Given records:
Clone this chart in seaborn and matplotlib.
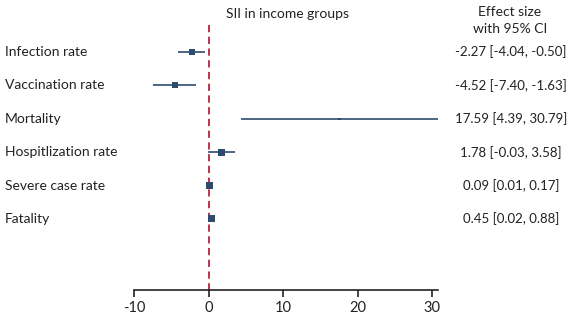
import numpy as np
import pandas as pd
import matplotlib
matplotlib.use("Agg")
import matplotlib.pyplot as plt
import matplotlib.transforms as mtransforms
import seaborn as sns

# ---------------- DATA ----------------
outcomes = ['Infection rate', 'Vaccination rate', 'Mortality',
            'Hospitlization rate', 'Severe case rate', 'Fatality']
effect = [-2.27, -4.52, 17.59, 1.78, 0.09, 0.45]
ci_low = [-4.04, -7.40, 4.39, -0.03, 0.01, 0.02]
ci_high = [-0.50, -1.63, 30.79, 3.58, 0.17, 0.88]
marker_px = [6, 6, 2.5, 7, 7, 7]   # weight boxes as seen in the figure
xticks = [-10, 0, 10, 20, 30]

df = pd.DataFrame({'outcome': outcomes, 'effect': effect,
                   'lo': ci_low, 'hi': ci_high, 'w': marker_px})
df['row'] = np.arange(len(df))
df['label'] = [f"{e:.2f} [{l:.2f}, {h:.2f}]" for e, l, h in zip(effect, ci_low, ci_high)]

# ---------------- STYLE ----------------
sns.set_style("white")
plt.rcParams['font.family'] = ['Lato', 'DejaVu Sans']
navy = '#2c4b6e'
red = '#b5243c'
ink = '#222222'

fig = plt.figure(figsize=(5.68, 3.21), dpi=100)
ax = fig.add_axes([134 / 568, 31 / 321, (438 - 134) / 568, 290 / 321])

# CI lines
ax.hlines(df['row'], df['lo'], df['hi'], color=navy, lw=1.2, zorder=2)
# point estimates
sizes = (df['w'] * 0.72) ** 2
sns.scatterplot(data=df, x='effect', y='row', marker='s', s=sizes, color=navy,
                edgecolor=navy, linewidth=0, legend=False, ax=ax, zorder=3)

ymax = 7.13
ax.vlines(0, -0.8, ymax, color=red, lw=1.3, linestyles=(0, (4, 2.5)), zorder=1)

ax.set_xlim(-10, 30.8)
ax.set_ylim(ymax, -1.56)
ax.set_xticks(xticks)
ax.set_xticklabels([str(t) for t in xticks], fontsize=10.5)
ax.set_yticks([])
ax.set_xlabel('')
ax.set_ylabel('')
sns.despine(ax=ax, left=True)
ax.spines['bottom'].set_color(ink)
ax.spines['bottom'].set_linewidth(1.2)
ax.tick_params(axis='x', direction='out', length=5, width=1.2, color=ink,
               bottom=True, pad=3, labelcolor=ink)

# labels and values
trans = mtransforms.blended_transform_factory(fig.transFigure, ax.transData)
for _, r in df.iterrows():
    ax.text(5 / 568, r['row'], r['outcome'], transform=trans, ha='left', va='center',
            fontsize=10, color=ink)
    ax.text(511 / 568, r['row'], r['label'], transform=trans, ha='center', va='center',
            fontsize=9.5, color=ink)

fig.text(287 / 568, 1 - 14 / 321, 'SII in income groups', ha='center', va='center',
         fontsize=10, color=ink)
fig.text(510 / 568, 1 - 12 / 321, 'Effect size', ha='center', va='center',
         fontsize=10, color=ink)
fig.text(510 / 568, 1 - 29 / 321, 'with 95% CI', ha='center', va='center',
         fontsize=10, color=ink)

fig.savefig('out.png', dpi=100, facecolor='white')
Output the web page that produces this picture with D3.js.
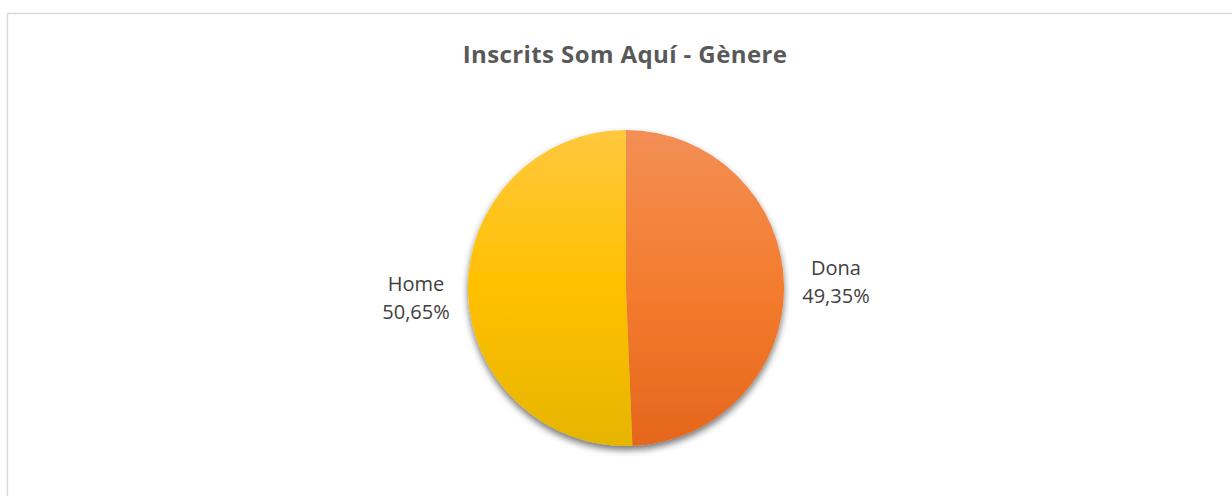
<!DOCTYPE html>
<html>
<head>
<meta charset="utf-8">
<script src="https://cdn.jsdelivr.net/npm/d3@7"></script>
<style>
  body { margin: 0; background: #fff; }
  svg { display: block; }
</style>
</head>
<body>
<div id="chart"></div>
<script>
const width = 1232,
  height = 496,
  radius = 158,
  cx = 626,
  cy = 288;

const categories = ["Dona", "Home"];
const values = [49.35, 50.65];
const labels = ["49,35%", "50,65%"];
const colorsTop = ["#F38F56", "#FFC83E"];
const colorsMid = ["#F47C2E", "#FFC000"];
const colorsBottom = ["#E4661C", "#E6B500"];

const svg = d3.select("#chart")
  .append("svg")
  .attr("width", width)
  .attr("height", height);

const defs = svg.append("defs");

// vertical gradients, in the pie group's coords
categories.forEach((c, i) => {
  const g = defs.append("linearGradient")
    .attr("id", "grad" + i)
    .attr("gradientUnits", "userSpaceOnUse")
    .attr("x1", 0).attr("y1", -radius)
    .attr("x2", 0).attr("y2", radius);
  g.append("stop").attr("offset", "0%").attr("stop-color", colorsTop[i]);
  g.append("stop").attr("offset", "50%").attr("stop-color", colorsMid[i]);
  g.append("stop").attr("offset", "100%").attr("stop-color", colorsBottom[i]);
});

const shadow = defs.append("filter")
  .attr("id", "shadow")
  .attr("x", "-20%").attr("y", "-20%")
  .attr("width", "140%").attr("height", "140%");
shadow.append("feGaussianBlur").attr("in", "SourceAlpha").attr("stdDeviation", 3.5);
shadow.append("feOffset").attr("dx", 0).attr("dy", 4).attr("result", "blur");
shadow.append("feComponentTransfer")
  .append("feFuncA").attr("type", "linear").attr("slope", 0.55);
const merge = shadow.append("feMerge");
merge.append("feMergeNode");
merge.append("feMergeNode").attr("in", "SourceGraphic");

// chart border
svg.append("rect")
  .attr("x", 7.5)
  .attr("y", 13.5)
  .attr("width", 1300)
  .attr("height", 600)
  .attr("fill", "none")
  .attr("stroke", "#D9D9D9")
  .attr("stroke-width", 1.5);

svg.append("text")
  .attr("x", 625)
  .attr("y", 63)
  .attr("text-anchor", "middle")
  .style("font-family", "'Open Sans', sans-serif")
  .style("font-weight", "bold")
  .style("font-size", "24px")
  .style("letter-spacing", "0.4px")
  .attr("fill", "#595959")
  .text("Inscrits Som Aquí - Gènere");

const pie = d3.pie().sort(null).value(d => d);
const arcs = pie(values);
const arc = d3.arc().innerRadius(0).outerRadius(radius);

const g = svg.append("g")
  .attr("transform", `translate(${cx},${cy})`);

g.append("g")
  .attr("filter", "url(#shadow)")
  .selectAll("path")
  .data(arcs)
  .join("path")
  .attr("d", arc)
  .attr("fill", (d, i) => `url(#grad${i})`);

const labelArc = d3.arc().innerRadius(radius + 52).outerRadius(radius + 52);

const lab = g.selectAll(".lbl")
  .data(arcs)
  .join("text")
  .attr("class", "lbl")
  .attr("text-anchor", "middle")
  .attr("transform", d => {
    const [x, y] = labelArc.centroid(d);
    return `translate(${x},${y})`;
  })
  .style("font-family", "'Open Sans', sans-serif")
  .style("font-size", "20px")
  .attr("fill", "#404040");

lab.append("tspan")
  .attr("x", 0)
  .attr("y", (d, i) => i === 0 ? -9 : -1)
  .text((d, i) => categories[i]);
lab.append("tspan")
  .attr("x", 0)
  .attr("y", (d, i) => i === 0 ? 19 : 27)
  .text((d, i) => labels[i]);
</script>
</body>
</html>
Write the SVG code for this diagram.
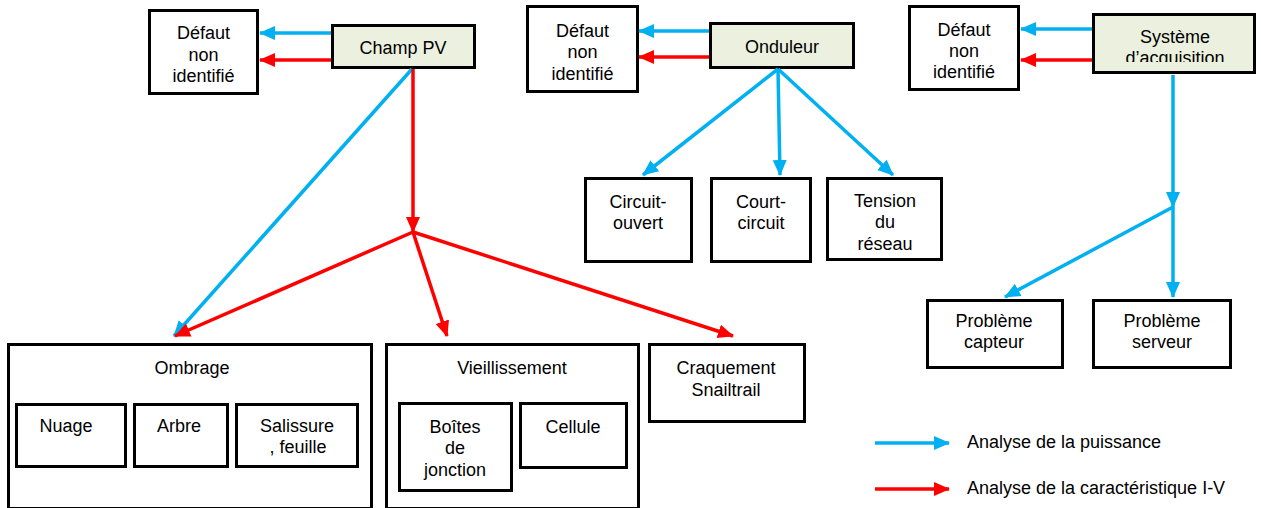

Work to complete: Quote the material exactly. Pictures stay out.

Output:
Clone this chart in seaborn and matplotlib.
import numpy as np
import pandas as pd
import matplotlib
matplotlib.use("Agg")
import matplotlib.pyplot as plt
import matplotlib.transforms as mtransforms
import seaborn as sns

# ---------------- DATA ----------------
outcomes = ['Infection rate', 'Vaccination rate', 'Mortality',
            'Hospitlization rate', 'Severe case rate', 'Fatality']
effect = [-2.27, -4.52, 17.59, 1.78, 0.09, 0.45]
ci_low = [-4.04, -7.40, 4.39, -0.03, 0.01, 0.02]
ci_high = [-0.50, -1.63, 30.79, 3.58, 0.17, 0.88]
marker_px = [6, 6, 2.5, 7, 7, 7]   # weight boxes as seen in the figure
xticks = [-10, 0, 10, 20, 30]

df = pd.DataFrame({'outcome': outcomes, 'effect': effect,
                   'lo': ci_low, 'hi': ci_high, 'w': marker_px})
df['row'] = np.arange(len(df))
df['label'] = [f"{e:.2f} [{l:.2f}, {h:.2f}]" for e, l, h in zip(effect, ci_low, ci_high)]

# ---------------- STYLE ----------------
sns.set_style("white")
plt.rcParams['font.family'] = ['Lato', 'DejaVu Sans']
navy = '#2c4b6e'
red = '#b5243c'
ink = '#222222'

fig = plt.figure(figsize=(5.68, 3.21), dpi=100)
ax = fig.add_axes([134 / 568, 31 / 321, (438 - 134) / 568, 290 / 321])

# CI lines
ax.hlines(df['row'], df['lo'], df['hi'], color=navy, lw=1.2, zorder=2)
# point estimates
sizes = (df['w'] * 0.72) ** 2
sns.scatterplot(data=df, x='effect', y='row', marker='s', s=sizes, color=navy,
                edgecolor=navy, linewidth=0, legend=False, ax=ax, zorder=3)

ymax = 7.13
ax.vlines(0, -0.8, ymax, color=red, lw=1.3, linestyles=(0, (4, 2.5)), zorder=1)

ax.set_xlim(-10, 30.8)
ax.set_ylim(ymax, -1.56)
ax.set_xticks(xticks)
ax.set_xticklabels([str(t) for t in xticks], fontsize=10.5)
ax.set_yticks([])
ax.set_xlabel('')
ax.set_ylabel('')
sns.despine(ax=ax, left=True)
ax.spines['bottom'].set_color(ink)
ax.spines['bottom'].set_linewidth(1.2)
ax.tick_params(axis='x', direction='out', length=5, width=1.2, color=ink,
               bottom=True, pad=3, labelcolor=ink)

# labels and values
trans = mtransforms.blended_transform_factory(fig.transFigure, ax.transData)
for _, r in df.iterrows():
    ax.text(5 / 568, r['row'], r['outcome'], transform=trans, ha='left', va='center',
            fontsize=10, color=ink)
    ax.text(511 / 568, r['row'], r['label'], transform=trans, ha='center', va='center',
            fontsize=9.5, color=ink)

fig.text(287 / 568, 1 - 14 / 321, 'SII in income groups', ha='center', va='center',
         fontsize=10, color=ink)
fig.text(510 / 568, 1 - 12 / 321, 'Effect size', ha='center', va='center',
         fontsize=10, color=ink)
fig.text(510 / 568, 1 - 29 / 321, 'with 95% CI', ha='center', va='center',
         fontsize=10, color=ink)

fig.savefig('out.png', dpi=100, facecolor='white')
Output the web page that produces this picture with D3.js.
<!DOCTYPE html>
<html>
<head>
<meta charset="utf-8">
<script src="https://cdn.jsdelivr.net/npm/d3@7"></script>
<style>
  body { margin: 0; background: #fff; }
  svg { display: block; }
</style>
</head>
<body>
<div id="chart"></div>
<script>
const width = 1232,
  height = 496,
  radius = 158,
  cx = 626,
  cy = 288;

const categories = ["Dona", "Home"];
const values = [49.35, 50.65];
const labels = ["49,35%", "50,65%"];
const colorsTop = ["#F38F56", "#FFC83E"];
const colorsMid = ["#F47C2E", "#FFC000"];
const colorsBottom = ["#E4661C", "#E6B500"];

const svg = d3.select("#chart")
  .append("svg")
  .attr("width", width)
  .attr("height", height);

const defs = svg.append("defs");

// vertical gradients, in the pie group's coords
categories.forEach((c, i) => {
  const g = defs.append("linearGradient")
    .attr("id", "grad" + i)
    .attr("gradientUnits", "userSpaceOnUse")
    .attr("x1", 0).attr("y1", -radius)
    .attr("x2", 0).attr("y2", radius);
  g.append("stop").attr("offset", "0%").attr("stop-color", colorsTop[i]);
  g.append("stop").attr("offset", "50%").attr("stop-color", colorsMid[i]);
  g.append("stop").attr("offset", "100%").attr("stop-color", colorsBottom[i]);
});

const shadow = defs.append("filter")
  .attr("id", "shadow")
  .attr("x", "-20%").attr("y", "-20%")
  .attr("width", "140%").attr("height", "140%");
shadow.append("feGaussianBlur").attr("in", "SourceAlpha").attr("stdDeviation", 3.5);
shadow.append("feOffset").attr("dx", 0).attr("dy", 4).attr("result", "blur");
shadow.append("feComponentTransfer")
  .append("feFuncA").attr("type", "linear").attr("slope", 0.55);
const merge = shadow.append("feMerge");
merge.append("feMergeNode");
merge.append("feMergeNode").attr("in", "SourceGraphic");

// chart border
svg.append("rect")
  .attr("x", 7.5)
  .attr("y", 13.5)
  .attr("width", 1300)
  .attr("height", 600)
  .attr("fill", "none")
  .attr("stroke", "#D9D9D9")
  .attr("stroke-width", 1.5);

svg.append("text")
  .attr("x", 625)
  .attr("y", 63)
  .attr("text-anchor", "middle")
  .style("font-family", "'Open Sans', sans-serif")
  .style("font-weight", "bold")
  .style("font-size", "24px")
  .style("letter-spacing", "0.4px")
  .attr("fill", "#595959")
  .text("Inscrits Som Aquí - Gènere");

const pie = d3.pie().sort(null).value(d => d);
const arcs = pie(values);
const arc = d3.arc().innerRadius(0).outerRadius(radius);

const g = svg.append("g")
  .attr("transform", `translate(${cx},${cy})`);

g.append("g")
  .attr("filter", "url(#shadow)")
  .selectAll("path")
  .data(arcs)
  .join("path")
  .attr("d", arc)
  .attr("fill", (d, i) => `url(#grad${i})`);

const labelArc = d3.arc().innerRadius(radius + 52).outerRadius(radius + 52);

const lab = g.selectAll(".lbl")
  .data(arcs)
  .join("text")
  .attr("class", "lbl")
  .attr("text-anchor", "middle")
  .attr("transform", d => {
    const [x, y] = labelArc.centroid(d);
    return `translate(${x},${y})`;
  })
  .style("font-family", "'Open Sans', sans-serif")
  .style("font-size", "20px")
  .attr("fill", "#404040");

lab.append("tspan")
  .attr("x", 0)
  .attr("y", (d, i) => i === 0 ? -9 : -1)
  .text((d, i) => categories[i]);
lab.append("tspan")
  .attr("x", 0)
  .attr("y", (d, i) => i === 0 ? 19 : 27)
  .text((d, i) => labels[i]);
</script>
</body>
</html>
Write the SVG code for this diagram.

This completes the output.